When you’re collaborating on more complex incidents, the incident lead should be managing the different threads and communicating frequently in the channel about who’s doing what, and why. Regular incident updates are a great mechanism for this: repeatedly stating the current status of the various threads, and who’s doing what, helps keep the team on track.
When you’ve been at a company for a little while, you develop a gut feeling about the likely cause of a particular problem. That gut feeling is incredibly valuable, and often enables a team to identify and fix issues more quickly. But remember, it’s an assumption.
If you jump to conclusions too quickly, you can spend a long time before realising that you don’t really know that the problem is in system X – you’re here on a hunch. Equally, if you ignore your experience completely, you’re trying to solve a problem with one hand tied behind your back.

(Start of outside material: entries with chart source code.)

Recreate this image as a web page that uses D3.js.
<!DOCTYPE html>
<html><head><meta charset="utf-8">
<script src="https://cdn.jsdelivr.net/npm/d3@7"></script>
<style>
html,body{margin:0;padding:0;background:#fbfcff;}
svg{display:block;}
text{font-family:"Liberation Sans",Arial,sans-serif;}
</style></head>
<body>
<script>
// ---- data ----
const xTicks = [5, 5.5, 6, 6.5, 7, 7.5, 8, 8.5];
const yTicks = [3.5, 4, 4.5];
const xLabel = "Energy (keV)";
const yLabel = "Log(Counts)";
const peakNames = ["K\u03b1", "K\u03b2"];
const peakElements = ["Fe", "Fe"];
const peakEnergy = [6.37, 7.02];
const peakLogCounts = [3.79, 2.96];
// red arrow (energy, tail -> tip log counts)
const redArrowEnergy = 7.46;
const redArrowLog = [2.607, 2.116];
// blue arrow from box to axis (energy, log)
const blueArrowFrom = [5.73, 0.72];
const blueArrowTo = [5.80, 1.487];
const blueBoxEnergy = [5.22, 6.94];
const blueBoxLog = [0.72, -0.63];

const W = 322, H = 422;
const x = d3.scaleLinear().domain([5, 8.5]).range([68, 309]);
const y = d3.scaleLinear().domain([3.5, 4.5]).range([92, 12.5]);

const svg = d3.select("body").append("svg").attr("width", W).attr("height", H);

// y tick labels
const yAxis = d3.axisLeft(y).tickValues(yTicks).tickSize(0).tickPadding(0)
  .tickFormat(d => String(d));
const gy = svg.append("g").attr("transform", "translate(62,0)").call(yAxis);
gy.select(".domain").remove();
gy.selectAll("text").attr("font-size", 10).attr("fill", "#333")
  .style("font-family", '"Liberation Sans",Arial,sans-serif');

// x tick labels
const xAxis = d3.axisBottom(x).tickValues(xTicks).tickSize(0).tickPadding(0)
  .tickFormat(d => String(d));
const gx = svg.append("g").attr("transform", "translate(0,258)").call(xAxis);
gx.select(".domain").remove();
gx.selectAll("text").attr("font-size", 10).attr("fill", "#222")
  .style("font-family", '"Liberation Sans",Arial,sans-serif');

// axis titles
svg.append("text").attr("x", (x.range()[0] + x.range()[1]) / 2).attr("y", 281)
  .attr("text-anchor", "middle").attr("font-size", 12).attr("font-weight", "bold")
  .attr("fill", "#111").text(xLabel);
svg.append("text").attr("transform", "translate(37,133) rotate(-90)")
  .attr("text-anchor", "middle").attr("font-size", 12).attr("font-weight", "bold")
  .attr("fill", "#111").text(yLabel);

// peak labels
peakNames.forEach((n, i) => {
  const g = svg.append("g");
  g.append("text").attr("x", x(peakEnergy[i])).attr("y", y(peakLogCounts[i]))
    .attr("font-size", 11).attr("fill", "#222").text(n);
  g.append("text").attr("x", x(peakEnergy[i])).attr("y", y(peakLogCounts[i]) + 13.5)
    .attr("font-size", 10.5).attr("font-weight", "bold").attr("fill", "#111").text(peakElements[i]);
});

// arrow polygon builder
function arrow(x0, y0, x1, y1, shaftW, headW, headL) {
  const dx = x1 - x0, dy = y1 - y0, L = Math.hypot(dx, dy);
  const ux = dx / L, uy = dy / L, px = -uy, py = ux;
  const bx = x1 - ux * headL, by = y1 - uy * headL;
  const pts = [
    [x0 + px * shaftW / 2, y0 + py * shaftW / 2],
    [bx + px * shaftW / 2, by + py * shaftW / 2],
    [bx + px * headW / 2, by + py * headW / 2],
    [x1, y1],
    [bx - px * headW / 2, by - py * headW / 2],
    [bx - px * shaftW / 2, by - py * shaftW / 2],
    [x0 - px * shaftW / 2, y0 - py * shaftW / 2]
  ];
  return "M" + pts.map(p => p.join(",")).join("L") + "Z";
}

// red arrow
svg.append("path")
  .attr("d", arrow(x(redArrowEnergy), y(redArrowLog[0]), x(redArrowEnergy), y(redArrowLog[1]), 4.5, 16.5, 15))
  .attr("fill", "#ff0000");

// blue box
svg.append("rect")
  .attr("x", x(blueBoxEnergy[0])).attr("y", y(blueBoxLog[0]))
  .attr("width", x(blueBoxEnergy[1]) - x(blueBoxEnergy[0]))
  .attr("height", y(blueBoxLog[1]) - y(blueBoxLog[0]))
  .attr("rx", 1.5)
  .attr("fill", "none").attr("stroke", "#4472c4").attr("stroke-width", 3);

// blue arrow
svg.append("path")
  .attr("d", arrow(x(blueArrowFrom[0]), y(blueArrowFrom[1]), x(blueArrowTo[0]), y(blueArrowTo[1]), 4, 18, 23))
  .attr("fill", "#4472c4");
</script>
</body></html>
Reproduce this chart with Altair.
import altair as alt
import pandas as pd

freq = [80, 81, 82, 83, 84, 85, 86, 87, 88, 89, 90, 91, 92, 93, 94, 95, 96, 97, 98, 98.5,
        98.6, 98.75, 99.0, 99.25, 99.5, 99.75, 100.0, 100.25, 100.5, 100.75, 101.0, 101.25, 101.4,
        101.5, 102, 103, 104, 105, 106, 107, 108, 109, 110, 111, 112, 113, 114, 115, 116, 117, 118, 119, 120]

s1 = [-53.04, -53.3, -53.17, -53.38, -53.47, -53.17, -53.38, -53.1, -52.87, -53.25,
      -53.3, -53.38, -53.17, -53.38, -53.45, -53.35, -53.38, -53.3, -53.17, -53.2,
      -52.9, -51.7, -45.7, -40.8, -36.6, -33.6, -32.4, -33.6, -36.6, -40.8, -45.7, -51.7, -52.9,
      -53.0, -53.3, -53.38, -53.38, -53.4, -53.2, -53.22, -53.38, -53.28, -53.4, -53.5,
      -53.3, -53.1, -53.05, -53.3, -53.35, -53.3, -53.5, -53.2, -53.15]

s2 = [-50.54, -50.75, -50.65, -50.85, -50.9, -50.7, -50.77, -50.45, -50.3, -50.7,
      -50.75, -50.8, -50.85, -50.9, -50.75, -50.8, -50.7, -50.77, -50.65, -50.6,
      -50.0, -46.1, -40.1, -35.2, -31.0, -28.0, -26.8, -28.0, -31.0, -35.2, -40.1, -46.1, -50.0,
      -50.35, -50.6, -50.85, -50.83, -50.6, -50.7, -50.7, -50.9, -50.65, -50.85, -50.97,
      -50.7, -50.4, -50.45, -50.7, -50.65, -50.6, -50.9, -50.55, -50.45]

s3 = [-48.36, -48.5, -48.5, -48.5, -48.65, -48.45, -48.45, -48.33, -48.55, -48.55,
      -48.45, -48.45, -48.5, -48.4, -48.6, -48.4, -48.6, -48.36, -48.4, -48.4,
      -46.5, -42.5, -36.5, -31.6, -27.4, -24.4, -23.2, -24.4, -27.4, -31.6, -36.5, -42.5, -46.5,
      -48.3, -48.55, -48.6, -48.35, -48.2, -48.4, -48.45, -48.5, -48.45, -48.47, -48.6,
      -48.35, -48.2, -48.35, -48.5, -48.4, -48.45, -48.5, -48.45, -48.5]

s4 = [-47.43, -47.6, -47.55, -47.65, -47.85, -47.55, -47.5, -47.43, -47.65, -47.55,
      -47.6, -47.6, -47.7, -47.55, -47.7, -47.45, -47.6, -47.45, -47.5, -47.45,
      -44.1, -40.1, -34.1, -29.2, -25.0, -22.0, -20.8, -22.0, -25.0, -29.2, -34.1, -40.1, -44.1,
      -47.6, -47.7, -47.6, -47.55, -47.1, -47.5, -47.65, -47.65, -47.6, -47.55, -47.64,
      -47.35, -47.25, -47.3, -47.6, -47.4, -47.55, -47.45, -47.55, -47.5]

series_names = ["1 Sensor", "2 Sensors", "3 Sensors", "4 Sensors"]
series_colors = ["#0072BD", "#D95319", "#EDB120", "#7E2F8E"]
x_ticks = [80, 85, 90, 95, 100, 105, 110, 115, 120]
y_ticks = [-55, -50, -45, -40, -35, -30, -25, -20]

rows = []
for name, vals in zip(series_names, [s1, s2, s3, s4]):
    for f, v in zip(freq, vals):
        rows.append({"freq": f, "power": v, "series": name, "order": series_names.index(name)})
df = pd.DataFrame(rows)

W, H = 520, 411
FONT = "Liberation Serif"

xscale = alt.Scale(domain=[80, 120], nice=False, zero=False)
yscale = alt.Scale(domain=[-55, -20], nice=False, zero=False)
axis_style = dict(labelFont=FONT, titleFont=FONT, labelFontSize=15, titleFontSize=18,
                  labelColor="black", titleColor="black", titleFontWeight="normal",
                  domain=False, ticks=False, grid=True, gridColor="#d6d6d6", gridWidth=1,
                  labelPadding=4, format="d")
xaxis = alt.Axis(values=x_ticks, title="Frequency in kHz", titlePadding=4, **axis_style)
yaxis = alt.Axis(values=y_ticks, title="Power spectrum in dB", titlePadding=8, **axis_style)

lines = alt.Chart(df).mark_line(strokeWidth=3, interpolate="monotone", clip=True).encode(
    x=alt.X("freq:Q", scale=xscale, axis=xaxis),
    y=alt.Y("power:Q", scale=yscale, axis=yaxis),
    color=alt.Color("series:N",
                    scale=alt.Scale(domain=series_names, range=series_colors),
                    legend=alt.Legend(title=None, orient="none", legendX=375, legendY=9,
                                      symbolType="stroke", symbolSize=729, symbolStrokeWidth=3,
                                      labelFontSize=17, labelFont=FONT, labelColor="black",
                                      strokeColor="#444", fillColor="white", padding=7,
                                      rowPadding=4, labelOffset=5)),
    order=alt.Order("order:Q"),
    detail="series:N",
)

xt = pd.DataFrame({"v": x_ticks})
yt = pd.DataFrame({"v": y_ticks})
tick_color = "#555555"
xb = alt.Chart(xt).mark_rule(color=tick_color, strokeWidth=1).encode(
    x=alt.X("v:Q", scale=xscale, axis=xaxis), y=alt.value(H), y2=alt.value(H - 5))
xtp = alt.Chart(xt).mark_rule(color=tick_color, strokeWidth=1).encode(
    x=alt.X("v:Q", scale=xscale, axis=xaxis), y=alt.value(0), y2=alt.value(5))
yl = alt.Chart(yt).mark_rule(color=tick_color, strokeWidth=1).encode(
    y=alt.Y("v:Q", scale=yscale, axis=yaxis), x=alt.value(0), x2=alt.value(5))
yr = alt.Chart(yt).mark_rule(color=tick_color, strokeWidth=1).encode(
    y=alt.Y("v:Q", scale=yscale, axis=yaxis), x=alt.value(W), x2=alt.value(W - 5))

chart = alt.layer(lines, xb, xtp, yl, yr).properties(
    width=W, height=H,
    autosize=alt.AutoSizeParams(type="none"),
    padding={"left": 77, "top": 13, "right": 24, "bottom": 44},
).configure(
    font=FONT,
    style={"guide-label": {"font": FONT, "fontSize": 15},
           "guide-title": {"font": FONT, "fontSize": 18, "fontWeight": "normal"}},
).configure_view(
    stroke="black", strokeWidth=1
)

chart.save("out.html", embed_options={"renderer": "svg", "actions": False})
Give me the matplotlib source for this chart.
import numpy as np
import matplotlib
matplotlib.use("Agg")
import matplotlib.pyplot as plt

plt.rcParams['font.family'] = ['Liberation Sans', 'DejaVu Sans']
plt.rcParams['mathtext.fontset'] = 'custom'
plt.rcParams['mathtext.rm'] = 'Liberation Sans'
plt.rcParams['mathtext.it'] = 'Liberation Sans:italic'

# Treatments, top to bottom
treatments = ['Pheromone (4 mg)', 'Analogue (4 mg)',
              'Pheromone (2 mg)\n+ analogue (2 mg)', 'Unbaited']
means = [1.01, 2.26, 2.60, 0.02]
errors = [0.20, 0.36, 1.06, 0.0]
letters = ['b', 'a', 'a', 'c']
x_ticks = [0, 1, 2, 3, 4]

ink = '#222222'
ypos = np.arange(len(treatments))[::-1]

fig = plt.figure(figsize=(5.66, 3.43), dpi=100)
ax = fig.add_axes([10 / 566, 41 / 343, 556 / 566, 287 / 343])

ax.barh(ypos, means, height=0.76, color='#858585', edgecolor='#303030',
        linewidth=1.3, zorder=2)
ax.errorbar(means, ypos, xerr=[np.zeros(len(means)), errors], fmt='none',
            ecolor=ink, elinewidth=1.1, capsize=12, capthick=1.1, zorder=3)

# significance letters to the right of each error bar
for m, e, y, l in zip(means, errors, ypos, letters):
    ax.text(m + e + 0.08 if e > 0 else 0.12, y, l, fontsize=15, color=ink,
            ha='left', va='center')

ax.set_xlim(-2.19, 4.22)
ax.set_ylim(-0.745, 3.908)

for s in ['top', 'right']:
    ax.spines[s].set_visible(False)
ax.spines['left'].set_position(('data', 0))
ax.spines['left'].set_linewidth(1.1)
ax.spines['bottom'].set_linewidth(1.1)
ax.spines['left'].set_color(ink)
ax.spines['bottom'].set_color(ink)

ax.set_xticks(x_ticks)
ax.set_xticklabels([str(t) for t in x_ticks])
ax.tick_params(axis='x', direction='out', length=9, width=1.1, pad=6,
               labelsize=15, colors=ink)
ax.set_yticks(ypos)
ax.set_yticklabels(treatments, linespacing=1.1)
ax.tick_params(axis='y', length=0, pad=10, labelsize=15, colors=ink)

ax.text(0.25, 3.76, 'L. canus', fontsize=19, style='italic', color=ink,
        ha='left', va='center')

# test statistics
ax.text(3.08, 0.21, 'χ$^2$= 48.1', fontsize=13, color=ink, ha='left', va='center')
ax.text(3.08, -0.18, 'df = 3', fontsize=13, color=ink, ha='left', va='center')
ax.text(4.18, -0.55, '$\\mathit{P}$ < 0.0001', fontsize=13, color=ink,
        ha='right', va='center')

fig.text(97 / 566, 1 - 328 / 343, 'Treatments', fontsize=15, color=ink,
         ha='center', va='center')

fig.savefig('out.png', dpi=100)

Be clear when you’re making assumptions versus when you have gathered evidence to strongly support a theory. Recovering from bad assumptions can be very difficult to do. Once the team responding to an incident has established a ‘fact’, they’ll be anchored by it, and all the conclusions that follow can be impacted.
The best incident policy is to trust-but-verify: ask for proof, or better yet go back into your incident channel to confirm that the evidence supports this statement. This is where showing your working comes in: if responders are explaining all their reasoning in the channel, and attaching evidence, it should make these claims easy to verify.
Without reliable information, it’s impossible to build and test a hypothesis. This sounds obvious, but it’s surprisingly difficult to achieve. It’s easy to pull lots of data that isn’t quite right, and build beautiful but ultimately misleading dashboards. That might be because you’re over-aggregating data (e.g. including test data in your averages) or simply misunderstanding what the data is telling you (maybe that number is seconds, not milliseconds).
To gather reliable information, you need to be using the data frequently; if you only ever use it once every few months, it’s unlikely you’ll be able to trust that it’s correct. Everyone needs to know where to get reliable data, and also what the provenance of that data is. Without understanding where it’s coming from, you won’t be able to truly understand what it’s telling you.